Brexit news: Theresa May has been urged to revert to WTO rules
Former Brexit minister David Jones said: “Resorting to a World Trade deal would not cause any problems.”
Meanwhile senior Tory MP Peter Bone, the founder of Grassroots Out, said: “I think we the World Trade Deal is now the best option available to us.”
The World Trade Deal plan drawn up by internationally acclaimed leading experts in Economists for Free Trade led by Margaret Thatcher’s former advisor Professor Patrick Minford would see Britain agree to administrative items with the EU over citizens rights, air travel and other practical issues.
Writing for the Daily Express today, Professor Minford said: “A World Trade Deal under WTO rules is not just better than a ‘bad deal’. It offers us the unalloyed gains of Brexit and soon, in a way that no-one else, the EU included, can stop. It is time this government embraced it firmly as its main Brexit policy.”
International economic lawyer David Collins said: “Far from crashing out of the EU or falling off the ‘cliff edge’, dealing with the EU on WTO terms is realistic and workable.”

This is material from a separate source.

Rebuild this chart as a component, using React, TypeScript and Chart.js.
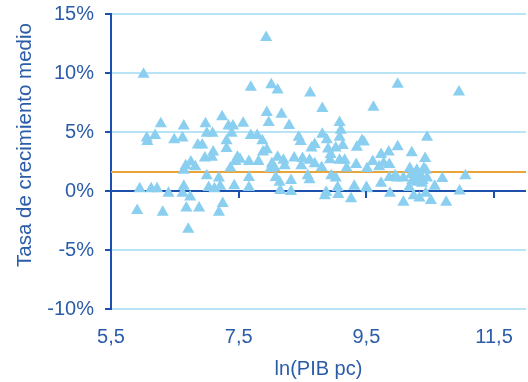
import React, { useEffect, useRef } from "react";
import { Chart, registerables } from "chart.js";

Chart.register(...registerables);

// ln(PIB pc) vs tasa de crecimiento medio (%)
const lnPib: number[] = [
  6.01, 6.28, 6.64, 6.98, 7.24, 7.34, 7.41, 6.06, 6.07, 6.19, 6.49, 6.62, 7.0, 7.09, 7.39, 6.86, 6.93, 7.31, 7.31, 7.1,
  6.97, 7.08, 6.75, 6.67, 6.82, 6.64, 7.48, 7.45, 7.37, 7.0, 7.19, 5.95, 6.13, 6.22, 6.4, 6.64, 6.62, 6.74, 7.03, 7.12,
  7.21, 7.43, 5.91, 6.31, 6.68, 6.88, 7.25, 7.19, 6.71,
  7.93, 7.69, 8.01, 8.11, 8.62, 8.81, 7.57, 7.94, 7.97, 8.17, 8.29, 7.69, 7.79, 7.87, 8.44, 8.47, 8.81, 8.88, 9.08, 9.1,
  9.08, 9.43, 9.35, 8.69, 8.64, 7.94, 7.88, 8.9, 9.02, 9.13, 8.94, 8.93, 7.52, 7.66, 7.81, 8.11, 8.2, 8.37, 8.5, 8.61,
  8.69, 8.02, 8.06, 8.22, 8.48, 8.8, 9.08, 9.16, 9.19, 9.34, 9.51, 8.0, 7.66, 8.08, 8.58, 8.61, 8.95, 9.02, 8.14, 8.32,
  7.66, 8.15, 8.32, 8.87, 8.85, 9.06, 9.05, 9.31, 9.26, 9.5,
  9.99, 10.95, 9.61, 10.45, 9.46, 9.99, 10.21, 9.73, 9.85, 9.6, 10.42, 9.7, 9.77, 9.86, 10.18, 10.29, 10.43, 11.05,
  10.69, 9.86, 9.95, 9.98, 10.08, 10.27, 10.35, 10.45, 10.29, 10.37, 10.57, 10.17, 9.73, 10.96, 9.87, 10.24, 10.43,
  10.33, 10.51, 10.08, 10.75, 9.51, 10.2, 10.3, 10.38, 10.22, 10.4,
];

const crecimiento: number[] = [
  9.9, 5.7, 5.5, 5.7, 6.3, 5.5, 5.5, 4.5, 4.2, 4.7, 4.35, 4.5, 4.9, 4.9, 4.9, 3.9, 3.9, 4.25, 3.6, 3.3,
  2.8, 2.85, 2.45, 2.15, 2.05, 1.75, 2.85, 2.5, 1.95, 1.3, 1.1, 0.2, 0.2, 0.2, -0.2, 0.4, -0.2, -0.5, 0.3, 0.2,
  0.4, 0.45, -1.65, -1.8, -1.45, -1.45, -1.05, -1.8, -3.25,
  13.0, 8.8, 9.0, 8.55, 8.3, 7.0, 5.75, 6.65, 5.8, 6.5, 5.55, 4.7, 4.7, 4.25, 4.55, 4.2, 4.8, 4.35, 5.8, 5.15,
  4.55, 4.25, 3.7, 3.95, 3.65, 3.5, 3.3, 3.55, 3.65, 3.85, 3.1, 2.65, 2.7, 2.5, 2.5, 2.85, 2.6, 2.8, 2.75, 2.6,
  2.3, 2.3, 2.0, 2.15, 2.15, 2.0, 2.6, 2.6, 1.95, 2.25, 1.9, 1.9, 1.15, 1.15, 1.3, 0.95, 1.3, 1.1, 0.75, 0.9,
  0.3, 0.05, -0.05, -0.1, -0.4, -0.3, 0.3, 0.4, -0.65, 0.3,
  9.05, 8.4, 7.1, 4.55, 4.15, 3.75, 3.25, 3.1, 3.3, 2.5, 2.75, 2.05, 2.35, 2.25, 1.9, 1.75, 1.75, 1.3,
  1.05, 1.15, 1.3, 1.1, 1.1, 1.1, 1.3, 1.1, 0.75, 0.65, 0.4, 0.3, 0.65, 0.0, -0.2, -0.4, -0.2,
  -0.6, -0.8, -0.95, -0.95, 0.2, 1.4, 1.5, 0.9, 0.9, 1.9,
];

const mediaCrecimiento = 1.62;
const xTicks: number[] = [5.5, 7.5, 9.5, 11.5];
const xMin = 5.5;
const xMax = 12;
const yMin = -10;
const yMax = 15;
const yStep = 5;

const xTitle = "ln(PIB pc)";
const yTitle = "Tasa de crecimiento medio";

const AXIS_BLUE = "#1d50ad";
const TEXT_BLUE = "#2a5ca8";
const GRID_BLUE = "#b9e4f6";
const MARKER = "#8acfef";
const ORANGE = "#e8a53a";
const FONT = "'Liberation Sans', Arial, sans-serif";

const extras = {
  id: "extras",
  afterDatasetsDraw(chart: any) {
    const { ctx } = chart;
    const xs = chart.scales.x;
    const ys = chart.scales.y;
    const y0 = ys.getPixelForValue(0);
    ctx.save();
    ctx.strokeStyle = AXIS_BLUE;
    ctx.lineWidth = 2;
    xTicks.slice(1).forEach((v) => {
      const px = Math.round(xs.getPixelForValue(v));
      ctx.beginPath();
      ctx.moveTo(px, y0);
      ctx.lineTo(px, y0 + 7);
      ctx.stroke();
    });
    ctx.restore();
  },
  afterDraw(chart: any) {
    const { ctx } = chart;
    ctx.save();
    ctx.translate(25, 145);
    ctx.rotate(-Math.PI / 2);
    ctx.fillStyle = TEXT_BLUE;
    ctx.font = `20.5px ${FONT}`;
    ctx.textAlign = "center";
    ctx.textBaseline = "middle";
    ctx.fillText(yTitle, 0, 0);
    ctx.restore();
  },
};

export default function App() {
  const ref = useRef<HTMLCanvasElement | null>(null);

  useEffect(() => {
    if (!ref.current) return;
    const points = lnPib.map((x, i) => ({ x, y: crecimiento[i] }));
    const chart = new Chart(ref.current, {
      type: "scatter",
      data: {
        datasets: [
          {
            type: "scatter",
            data: points,
            pointStyle: "triangle",
            pointRadius: 7,
            pointHoverRadius: 7,
            backgroundColor: MARKER,
            borderColor: MARKER,
            borderWidth: 0,
            order: 1,
          },
          {
            type: "line",
            data: [
              { x: xMin, y: mediaCrecimiento },
              { x: xMax, y: mediaCrecimiento },
            ],
            borderColor: ORANGE,
            borderWidth: 2,
            pointRadius: 0,
            order: 2,
          } as any,
        ],
      },
      options: {
        responsive: false,
        animation: false,
        layout: { autoPadding: false, padding: { left: 0, right: 2, top: 14, bottom: 0 } },
        plugins: { legend: { display: false }, tooltip: { enabled: false } },
        scales: {
          x: {
            type: "linear",
            min: xMin,
            max: xMax,
            afterBuildTicks: (scale: any) => {
              scale.ticks = xTicks.map((value) => ({ value }));
            },
            afterFit: (scale: any) => {
              scale.height = 73;
              scale.paddingLeft = 0;
              scale.paddingRight = 0;
            },
            grid: { display: false, drawTicks: false },
            border: { display: false },
            ticks: {
              color: TEXT_BLUE,
              font: { family: FONT, size: 20 },
              padding: 16,
              maxRotation: 0,
              callback: (v: any) => Number(v).toFixed(1).replace(".", ","),
            },
            title: {
              display: true,
              text: xTitle,
              color: TEXT_BLUE,
              font: { family: FONT, size: 20 },
              padding: { top: 0, bottom: 1 },
            },
          },
          y: {
            type: "linear",
            min: yMin,
            max: yMax,
            afterFit: (scale: any) => {
              scale.width = 111;
              scale.paddingTop = 0;
              scale.paddingBottom = 0;
            },
            ticks: {
              stepSize: yStep,
              color: TEXT_BLUE,
              font: { family: FONT, size: 20 },
              padding: 11,
              callback: (v: any) => `${v}%`,
            },
            grid: {
              color: (c: any) => (c.tick && c.tick.value === 0 ? AXIS_BLUE : GRID_BLUE),
              lineWidth: 2,
              tickColor: AXIS_BLUE,
              tickLength: 6,
            },
            border: { display: true, color: AXIS_BLUE, width: 2 },
          },
        },
      },
      plugins: [extras],
    });
    return () => chart.destroy();
  }, []);

  return (
    <div style={{ position: "absolute", left: 0, top: 0, width: 528, height: 382, background: "#fff" }}>
      <canvas ref={ref} width={528} height={382} style={{ display: "block" }} />
    </div>
  );
}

Instead of agreeing a trade deal which benefits the EU more than Britain, the UK would instead retake its seat at the World Trade Organisation (WTO).
This means that the UK would not be obliged to hand over the £39 billion divorce bill.
Also under WTO rules Britain and the EU can only charge their smallest tariffs.
The UK government can support firms in Britain which have to pay EU tariffs out of the surplus tariffs coming into the UK from Europe.
In addition Britain is no longer paying up to £14 billion a year to the EU in membership fees.
Without Brussels interference it will also have the power to end tariffs on goods it does no0t produce, particularly food which were in place to protect EU producers.
With controlled immigration and end of free movement the British taxpayer will not longer have to provide a 20 per cent subsidy to EU cheap labour.
According to EFT calculations, the effects on prices and wages mean that average household will gain around eight per cent, while the poorest household will be 15 per cent better off.
The Treasury will get about 10 per cent extra revenue, around £80 billion.